An eighth pattern worth flagging: optimizing scores without changing user experience. Performance improvements that game the metrics without actually making the page feel faster (placeholder images that swap in later, hidden content that delays its appearance) eventually get caught when CrUX data reflects real user experience. Fix: optimize for the experience, not the score. The score follows.
Three metrics, one larger question:
Core Web Vitals decompose a single question, “does this page work for the user?”, into three measurable pieces. LCP asks whether the page loads in time to keep the user. INP asks whether the page responds when the user tries to do something. CLS asks whether the page holds still while the user reads it.
The three metrics are specific. The underlying question they answer is general. Sites that focus only on the metrics, treating Core Web Vitals as a checklist of technical optimizations, sometimes hit the thresholds without producing a better experience. Sites that focus on the underlying question, treating the metrics as proxies for whether the page is usable, end up improving the metrics naturally as a side effect of making the page feel right.
The page experience framework that includes Core Web Vitals points in the same direction.

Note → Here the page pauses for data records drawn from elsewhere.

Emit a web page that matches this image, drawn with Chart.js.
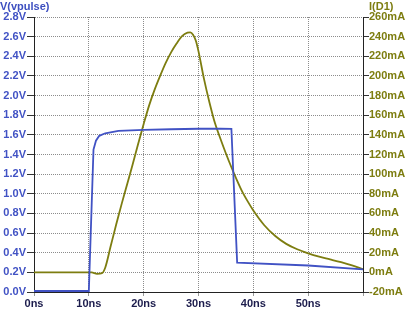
<!DOCTYPE html>
<html>
<head>
<meta charset="utf-8">
<script src="https://cdn.jsdelivr.net/npm/chart.js@4/dist/chart.umd.min.js"></script>
<style>
  html, body { margin: 0; padding: 0; background: #fff; }
  #wrap { position: relative; width: 407px; height: 309px; }
  .ttl { position: absolute; top: 0; font: bold 11px 'Liberation Sans', Arial, sans-serif; line-height: 13px; }
  #tl { left: 0; color: #3d4fc0; }
  #tr { left: 369px; color: #7d7d10; }
</style>
</head>
<body>
<div id="wrap">
  <canvas id="c" width="407" height="309"></canvas>
  <div class="ttl" id="tl">V(vpulse)</div>
  <div class="ttl" id="tr">I(D1)</div>
</div>
<script>
// V(vpulse): time (ns) / volts
var vTime = [0, 10.0, 10.85, 11.3, 11.9, 13, 15.4, 20, 25, 30, 34, 36.0, 37.05, 50, 60];
var vVolt = [0.01, 0.01, 1.45, 1.54, 1.59, 1.616, 1.64, 1.65, 1.657, 1.662, 1.662, 1.66, 0.30, 0.27, 0.23];

// I(D1): time (ns) / mA
var iTime = [0, 10.5, 11.5, 12.4, 13, 14, 15, 16, 17, 18, 19, 20, 21, 22, 23, 24, 25, 26, 27, 28, 28.5, 29, 29.5, 30,
             31, 32, 33, 34, 35, 36, 37, 38, 39, 40, 42, 44, 46, 48, 50, 52, 54, 56, 58, 60];
var iMa = [0, 0, -1.5, -0.8, 5, 27, 49, 70, 90, 110, 131, 151, 170, 186, 200, 213, 224, 233, 240.5, 244, 244.3, 242, 236, 225,
           197, 173, 152, 136, 121, 107, 94, 82, 72, 63, 48, 37, 29, 23.5, 19.4, 16, 13.2, 10.3, 7, 3.2];

var blue = '#4152c4';
var olive = '#7d7d10';

function pts(xs, ys) {
  return xs.map(function (x, i) { return { x: x, y: ys[i] }; });
}

Chart.defaults.font.family = "'Liberation Sans', Arial, sans-serif";
Chart.defaults.font.size = 11;
Chart.defaults.font.weight = 'bold';

new Chart(document.getElementById('c'), {
  type: 'line',
  data: {
    datasets: [
      { label: 'V(vpulse)', data: pts(vTime, vVolt), yAxisID: 'yV', borderColor: blue, borderWidth: 1.8,
        pointRadius: 0, tension: 0 },
      { label: 'I(D1)', data: pts(iTime, iMa), yAxisID: 'yI', borderColor: olive, borderWidth: 1.8,
        pointRadius: 0, cubicInterpolationMode: 'monotone' }
    ]
  },
  options: {
    responsive: false, animation: false, devicePixelRatio: 1,
    layout: { padding: { top: 17, left: 0, right: 0, bottom: 0 } },
    plugins: { legend: { display: false }, tooltip: { enabled: false } },
    scales: {
      x: {
        type: 'linear', min: 0, max: 60,
        afterFit: function (s) { s.height = 17; },
        ticks: { stepSize: 10, padding: 1, color: '#1c1c4c', maxRotation: 0,
                 callback: function (v) { return v === 60 ? '' : v + 'ns'; } },
        grid: { color: '#8c8c8c', tickLength: 4, tickColor: '#999' },
        border: { color: '#222', width: 1, dash: [1, 1] }
      },
      yV: {
        position: 'left', min: 0, max: 2.8,
        afterFit: function (s) { s.width = 34; },
        ticks: { stepSize: 0.2, padding: 1, color: blue,
                 callback: function (v) { return v.toFixed(1) + 'V'; } },
        grid: { color: '#8c8c8c', tickLength: 7, tickColor: '#333' },
        border: { color: '#222', width: 1, dash: [1, 1] }
      },
      yI: {
        position: 'right', min: -20, max: 260,
        afterFit: function (s) { s.width = 44; },
        ticks: { stepSize: 20, padding: 0, color: olive,
                 callback: function (v) { return v + 'mA'; } },
        grid: { drawOnChartArea: false, tickLength: 6, tickColor: '#333' },
        border: { color: '#222', width: 1 }
      }
    }
  }
});
</script>
</body>
</html>
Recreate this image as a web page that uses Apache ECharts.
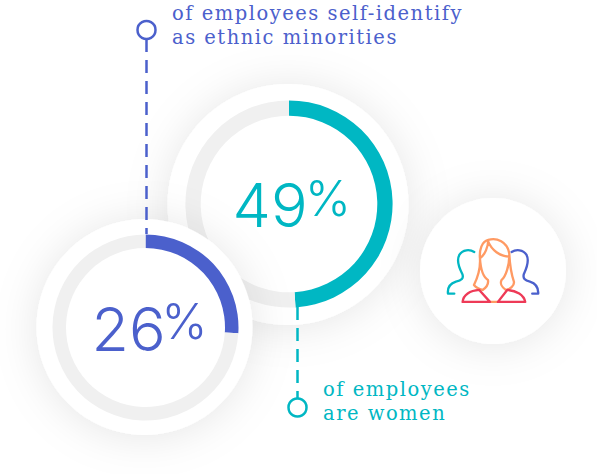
<!DOCTYPE html>
<html><head><meta charset="utf-8">
<style>html,body{margin:0;padding:0;background:#fff}#c{width:597px;height:474px}
text[style*="Serif"]{letter-spacing:1.5px}
</style>
<script src="https://cdn.jsdelivr.net/npm/echarts@6/dist/echarts.min.js"></script>
</head><body><div id="c"></div>
<script>
const values = [49, 26];
const maxValue = 100;
const captions = [['of employees', 'are women'], ['of employees self-identify', 'as ethnic minorities']];
const BLUE = '#4b60cc', TEAL = '#00b7c3', GREY = '#f0f0f0', ORANGE = '#ff9a63', RED = '#ee3a57';

const chart = echarts.init(document.getElementById('c'), null, {renderer: 'svg'});

function disk(center, r, z) {
  return {type: 'pie', z, center, radius: [0, r], silent: true, animation: false, label: {show: false}, labelLine: {show: false},
    itemStyle: {color: '#fff', shadowBlur: 44, shadowColor: 'rgba(0,0,0,0.10)', shadowOffsetY: 2},
    data: [{value: 1}], emphasis: {disabled: true}};
}
function ring(center, radius, value, color, z, offset, numWidth) {
  return {type: 'pie', z, center, radius, startAngle: 90, clockwise: true, silent: true, animation: false, labelLine: {show: false},
    emphasis: {disabled: true},
    data: [
      {value, itemStyle: {color}, label: {show: true, position: 'center', offset, formatter: '{n|{c}}{p|%}',
        rich: {
          n: {fontFamily: 'Inter', fontWeight: 300, fontSize: 61, color, width: numWidth},
          p: {fontFamily: 'Inter', fontWeight: 300, fontSize: 49, color, verticalAlign: 'top', padding: [0, 0, 14, 0]}
        }}},
      {value: maxValue - value, itemStyle: {color: GREY}, label: {show: false}}
    ]};
}
const iconShapes = {
  iconTeal: 'M163 156C150 148 128 148 118 165C110 180 118 205 127 222C132 235 125 242 108 245C92 250 82 262 84 281L103 281',
  iconBlue: 'M275 156C288 148 310 148 320 165C328 180 320 205 312 222C308 235 315 242 330 245C346 250 356 262 355 281L337 281',
  iconHair: 'M205 120C230 112 262 125 268 160C270 200 275 225 282 245C284 258 270 268 258 270C245 262 240 250 245 240C258 230 268 195 268 170M205 120C185 125 178 150 180 175C182 205 172 235 162 255C170 265 180 268 188 270C200 262 206 250 204 240C190 232 182 205 180 175M205 120C205 140 195 165 180 175M205 125C215 150 240 170 268 170M210 306L234 306',
  iconBody: 'M128 306C130 285 150 272 178 270L210 306ZM234 306L262 270C290 272 312 285 316 306Z'
};
Object.keys(iconShapes).forEach(k => echarts.graphic.registerShape(k, echarts.graphic.extendPath(iconShapes[k], {})));
const s = 1 / 3;
function iconPath(type, stroke) {
  return {type, x: 420, y: 200, scaleX: s, scaleY: s, z: 20, silent: true,
    style: {fill: 'none', stroke, lineWidth: 7, lineCap: 'round', lineJoin: 'round'}};
}
function txt(x, y, t, color) {
  return {type: 'text', x, y, z: 20, silent: true,
    style: {text: t, fill: color, fontFamily: 'DejaVu Serif', fontSize: 19.5, verticalAlign: 'bottom'}};
}
function line(x, y1, y2, color, dash) {
  return {type: 'line', z: 20, silent: true, shape: {x1: x, y1, x2: x, y2},
    style: {stroke: color, lineWidth: 2.5, lineDash: dash}};
}
function circ(x, y, color) {
  return {type: 'circle', z: 21, silent: true, shape: {cx: x, cy: y, r: 9},
    style: {fill: '#fff', stroke: color, lineWidth: 2.5}};
}

chart.setOption({
  backgroundColor: '#fff',
  animation: false,
  series: [
    disk([288, 204.5], 120.5, 1),
    ring([289, 204], [88.3, 103.6], values[0], TEAL, 2, [4, 1], 70),
    disk([144.5, 327], 108, 3),
    ring([145.5, 327.5], [79.5, 93], values[1], BLUE, 4, [6, 1], 66),
    disk([493, 271], 73, 5)
  ],
  graphic: {elements: [
    line(146.5, 39, 234, BLUE, [13, 8]),
    circ(146.5, 30, BLUE),
    line(297.5, 307, 398, TEAL, [13, 8]),
    circ(297.5, 407.5, TEAL),
    txt(172, 23, captions[1][0], BLUE),
    txt(172, 47, captions[1][1], BLUE),
    txt(323, 399, captions[0][0], TEAL),
    txt(323, 423, captions[0][1], TEAL),
    iconPath('iconTeal', TEAL),
    iconPath('iconBlue', BLUE),
    iconPath('iconHair', ORANGE),
    iconPath('iconBody', RED)
  ]}
});
</script></body></html>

Page experience isn’t just performance. It’s the combined experience of using the page (fast enough, responsive enough, stable enough, secure, mobile-friendly, free of interstitials that block reading). Each piece is measurable. The combined effect is what determines whether the user stays.
What the three metrics get right is that the user’s experience can be measured, at least partially, from outside the user’s head. The time the page took to render is measurable. The lag between input and response is measurable. The amount of visible motion during loading is measurable. The general question of whether the page is good to use breaks down into these specific questions, and the specific questions have specific answers. The work of optimization is reading those answers and adjusting until each one passes. The underlying experience improves at the same time, because the metrics were chosen for exactly that reason. The specifics are how the general gets handled.